Work to be completed: State how many lines of the listing below include the word "Python". Give only the number.

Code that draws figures
-.-.-
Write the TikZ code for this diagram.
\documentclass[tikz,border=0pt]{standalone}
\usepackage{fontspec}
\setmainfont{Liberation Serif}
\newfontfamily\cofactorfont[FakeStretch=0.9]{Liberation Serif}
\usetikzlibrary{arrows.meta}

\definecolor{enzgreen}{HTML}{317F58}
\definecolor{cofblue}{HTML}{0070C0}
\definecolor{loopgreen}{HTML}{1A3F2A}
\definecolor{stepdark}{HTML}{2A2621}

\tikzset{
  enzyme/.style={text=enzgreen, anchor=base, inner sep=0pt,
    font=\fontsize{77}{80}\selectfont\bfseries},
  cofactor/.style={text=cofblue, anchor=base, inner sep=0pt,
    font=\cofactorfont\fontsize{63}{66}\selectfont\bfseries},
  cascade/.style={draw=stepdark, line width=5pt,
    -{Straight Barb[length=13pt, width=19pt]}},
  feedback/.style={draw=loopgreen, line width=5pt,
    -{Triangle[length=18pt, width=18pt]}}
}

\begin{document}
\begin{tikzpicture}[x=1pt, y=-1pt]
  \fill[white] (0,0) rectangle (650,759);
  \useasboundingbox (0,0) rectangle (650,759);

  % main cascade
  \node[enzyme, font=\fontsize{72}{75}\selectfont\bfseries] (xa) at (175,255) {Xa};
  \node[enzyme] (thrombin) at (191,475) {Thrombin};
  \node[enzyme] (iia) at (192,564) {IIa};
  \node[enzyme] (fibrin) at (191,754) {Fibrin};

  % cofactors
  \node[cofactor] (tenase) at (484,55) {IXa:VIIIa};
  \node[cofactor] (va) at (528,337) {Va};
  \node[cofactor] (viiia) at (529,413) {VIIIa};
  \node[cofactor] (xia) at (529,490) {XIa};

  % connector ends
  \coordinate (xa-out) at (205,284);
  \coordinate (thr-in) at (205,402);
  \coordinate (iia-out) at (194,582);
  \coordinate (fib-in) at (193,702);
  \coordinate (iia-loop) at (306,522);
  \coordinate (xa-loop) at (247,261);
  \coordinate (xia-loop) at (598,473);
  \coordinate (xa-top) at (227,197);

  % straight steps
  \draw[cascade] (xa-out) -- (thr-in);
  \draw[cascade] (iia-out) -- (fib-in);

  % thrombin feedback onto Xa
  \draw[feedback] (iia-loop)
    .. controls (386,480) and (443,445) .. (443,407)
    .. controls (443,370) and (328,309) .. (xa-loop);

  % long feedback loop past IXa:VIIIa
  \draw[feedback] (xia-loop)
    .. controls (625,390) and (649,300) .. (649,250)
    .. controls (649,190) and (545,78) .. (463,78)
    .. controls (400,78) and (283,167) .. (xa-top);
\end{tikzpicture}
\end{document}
-.-.-
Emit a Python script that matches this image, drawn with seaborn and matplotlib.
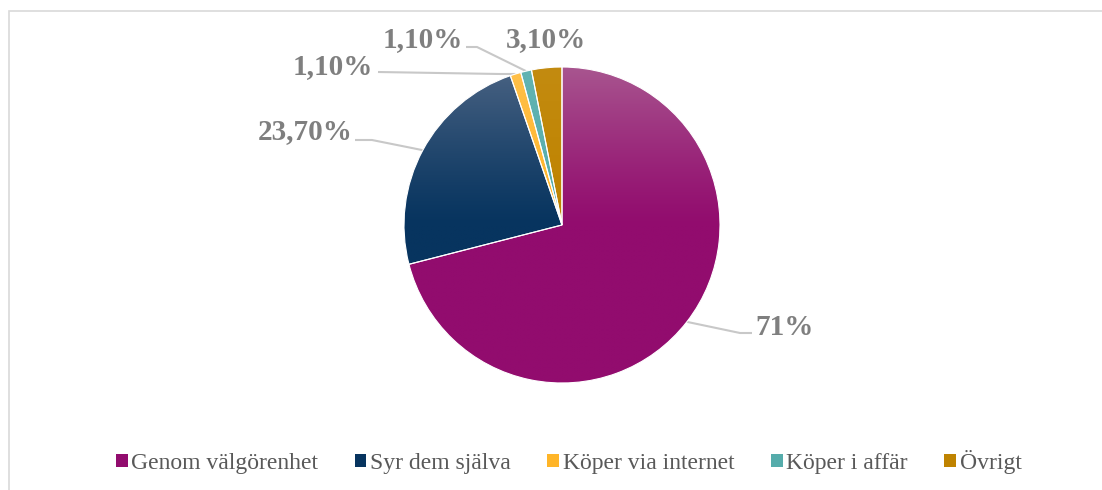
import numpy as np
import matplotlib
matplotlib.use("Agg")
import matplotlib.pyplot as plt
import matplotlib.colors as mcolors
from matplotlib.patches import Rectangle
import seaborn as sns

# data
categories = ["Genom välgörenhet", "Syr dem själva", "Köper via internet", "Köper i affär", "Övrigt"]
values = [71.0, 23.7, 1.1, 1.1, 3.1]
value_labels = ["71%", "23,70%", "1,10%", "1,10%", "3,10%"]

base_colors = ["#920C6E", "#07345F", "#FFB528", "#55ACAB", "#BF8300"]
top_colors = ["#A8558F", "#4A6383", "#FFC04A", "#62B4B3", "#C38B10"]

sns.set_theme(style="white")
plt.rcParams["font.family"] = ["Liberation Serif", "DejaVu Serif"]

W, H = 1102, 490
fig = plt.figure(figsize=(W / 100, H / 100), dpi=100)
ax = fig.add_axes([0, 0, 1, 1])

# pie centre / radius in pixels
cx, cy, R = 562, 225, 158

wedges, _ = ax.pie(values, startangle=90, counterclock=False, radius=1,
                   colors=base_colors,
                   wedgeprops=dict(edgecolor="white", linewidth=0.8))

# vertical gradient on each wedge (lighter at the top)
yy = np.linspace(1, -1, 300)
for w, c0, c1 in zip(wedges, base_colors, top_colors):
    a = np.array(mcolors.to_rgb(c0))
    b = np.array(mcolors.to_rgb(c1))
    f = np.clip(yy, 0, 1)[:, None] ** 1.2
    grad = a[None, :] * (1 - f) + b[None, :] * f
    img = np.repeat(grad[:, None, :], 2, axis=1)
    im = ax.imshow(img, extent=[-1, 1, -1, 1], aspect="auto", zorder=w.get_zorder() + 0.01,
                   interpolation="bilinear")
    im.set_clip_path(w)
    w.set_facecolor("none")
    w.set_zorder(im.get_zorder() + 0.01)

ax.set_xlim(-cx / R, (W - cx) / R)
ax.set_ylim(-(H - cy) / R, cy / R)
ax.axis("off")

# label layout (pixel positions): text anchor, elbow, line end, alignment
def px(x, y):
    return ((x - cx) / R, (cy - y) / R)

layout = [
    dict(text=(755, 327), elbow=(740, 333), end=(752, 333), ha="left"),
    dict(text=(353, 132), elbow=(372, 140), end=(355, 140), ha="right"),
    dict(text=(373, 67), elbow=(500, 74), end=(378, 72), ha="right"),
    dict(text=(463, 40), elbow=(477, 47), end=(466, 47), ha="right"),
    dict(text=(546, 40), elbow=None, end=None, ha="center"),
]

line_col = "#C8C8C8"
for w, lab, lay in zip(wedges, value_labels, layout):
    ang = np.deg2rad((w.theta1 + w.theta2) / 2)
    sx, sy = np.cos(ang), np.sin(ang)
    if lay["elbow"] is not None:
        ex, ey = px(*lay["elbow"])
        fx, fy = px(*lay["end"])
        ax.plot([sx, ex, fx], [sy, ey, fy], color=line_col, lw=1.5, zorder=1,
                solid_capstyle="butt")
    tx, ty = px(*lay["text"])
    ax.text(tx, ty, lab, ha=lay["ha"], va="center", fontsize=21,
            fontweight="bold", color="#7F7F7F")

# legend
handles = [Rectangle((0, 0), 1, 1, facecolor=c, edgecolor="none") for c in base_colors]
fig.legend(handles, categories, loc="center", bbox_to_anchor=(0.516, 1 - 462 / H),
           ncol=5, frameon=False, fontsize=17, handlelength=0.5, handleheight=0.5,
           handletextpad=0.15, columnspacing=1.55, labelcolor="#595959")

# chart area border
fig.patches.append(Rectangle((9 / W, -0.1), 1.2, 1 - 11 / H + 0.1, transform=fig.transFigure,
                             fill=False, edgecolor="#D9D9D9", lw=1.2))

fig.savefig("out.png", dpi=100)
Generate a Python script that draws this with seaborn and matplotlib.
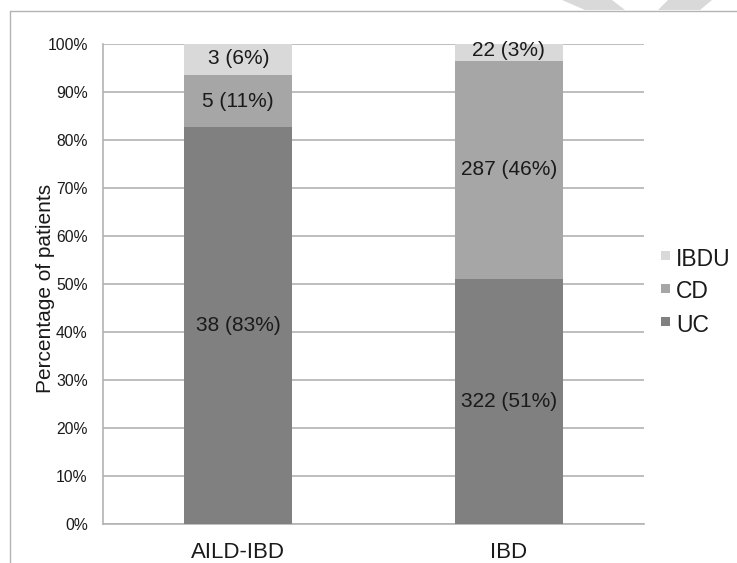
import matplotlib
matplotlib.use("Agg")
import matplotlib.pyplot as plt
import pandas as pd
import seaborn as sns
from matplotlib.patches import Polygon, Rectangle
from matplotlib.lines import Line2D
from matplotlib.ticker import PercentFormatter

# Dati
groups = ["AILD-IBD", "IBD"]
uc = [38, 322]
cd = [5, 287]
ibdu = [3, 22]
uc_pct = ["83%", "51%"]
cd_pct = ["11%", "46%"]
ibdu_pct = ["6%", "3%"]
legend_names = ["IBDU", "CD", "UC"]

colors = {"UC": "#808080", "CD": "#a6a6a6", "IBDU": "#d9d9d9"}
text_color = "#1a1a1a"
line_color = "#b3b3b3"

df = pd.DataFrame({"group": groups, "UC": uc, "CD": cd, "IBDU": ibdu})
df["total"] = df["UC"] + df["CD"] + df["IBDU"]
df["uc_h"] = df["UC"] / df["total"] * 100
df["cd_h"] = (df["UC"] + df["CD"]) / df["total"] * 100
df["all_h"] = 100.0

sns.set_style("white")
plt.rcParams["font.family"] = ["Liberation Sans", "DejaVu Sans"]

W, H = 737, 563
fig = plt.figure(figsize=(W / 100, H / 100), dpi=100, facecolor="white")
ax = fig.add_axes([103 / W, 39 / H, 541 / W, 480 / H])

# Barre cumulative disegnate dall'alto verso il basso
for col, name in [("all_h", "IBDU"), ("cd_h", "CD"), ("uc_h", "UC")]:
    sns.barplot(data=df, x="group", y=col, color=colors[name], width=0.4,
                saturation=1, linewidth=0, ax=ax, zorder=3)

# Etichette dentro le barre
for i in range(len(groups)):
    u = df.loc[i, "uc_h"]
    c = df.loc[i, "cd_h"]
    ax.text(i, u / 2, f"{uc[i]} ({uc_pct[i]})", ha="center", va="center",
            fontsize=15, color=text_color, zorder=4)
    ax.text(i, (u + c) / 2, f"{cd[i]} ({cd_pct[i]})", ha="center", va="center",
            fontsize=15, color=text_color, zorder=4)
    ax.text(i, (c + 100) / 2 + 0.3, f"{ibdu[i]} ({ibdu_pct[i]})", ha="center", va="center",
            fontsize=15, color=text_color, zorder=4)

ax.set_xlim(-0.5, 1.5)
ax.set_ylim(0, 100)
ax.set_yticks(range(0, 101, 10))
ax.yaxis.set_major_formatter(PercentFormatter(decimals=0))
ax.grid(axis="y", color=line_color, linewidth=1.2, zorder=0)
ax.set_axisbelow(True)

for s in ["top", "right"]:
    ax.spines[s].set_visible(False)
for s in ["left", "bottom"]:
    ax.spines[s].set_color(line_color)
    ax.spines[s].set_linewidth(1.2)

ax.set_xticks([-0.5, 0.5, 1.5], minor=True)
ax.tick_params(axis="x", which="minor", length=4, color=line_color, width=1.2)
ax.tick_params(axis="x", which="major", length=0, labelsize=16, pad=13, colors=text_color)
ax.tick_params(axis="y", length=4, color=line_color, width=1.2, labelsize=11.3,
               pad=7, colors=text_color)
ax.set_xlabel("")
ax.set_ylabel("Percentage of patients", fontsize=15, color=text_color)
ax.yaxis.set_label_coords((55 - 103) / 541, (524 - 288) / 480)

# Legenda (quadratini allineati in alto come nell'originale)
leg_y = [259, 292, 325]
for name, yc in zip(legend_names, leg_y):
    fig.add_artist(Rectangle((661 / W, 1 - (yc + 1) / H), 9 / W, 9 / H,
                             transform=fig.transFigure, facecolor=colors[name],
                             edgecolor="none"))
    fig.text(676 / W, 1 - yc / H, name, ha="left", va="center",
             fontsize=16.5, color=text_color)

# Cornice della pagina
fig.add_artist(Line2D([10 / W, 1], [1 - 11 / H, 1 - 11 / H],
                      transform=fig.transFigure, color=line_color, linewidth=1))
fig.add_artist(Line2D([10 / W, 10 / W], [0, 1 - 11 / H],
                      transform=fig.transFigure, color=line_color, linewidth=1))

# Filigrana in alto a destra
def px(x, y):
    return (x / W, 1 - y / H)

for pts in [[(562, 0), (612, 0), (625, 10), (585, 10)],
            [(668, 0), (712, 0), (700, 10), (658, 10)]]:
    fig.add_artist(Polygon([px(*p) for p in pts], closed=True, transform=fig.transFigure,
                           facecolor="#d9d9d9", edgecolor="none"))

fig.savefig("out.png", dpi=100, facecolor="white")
-.-.-
The response: 2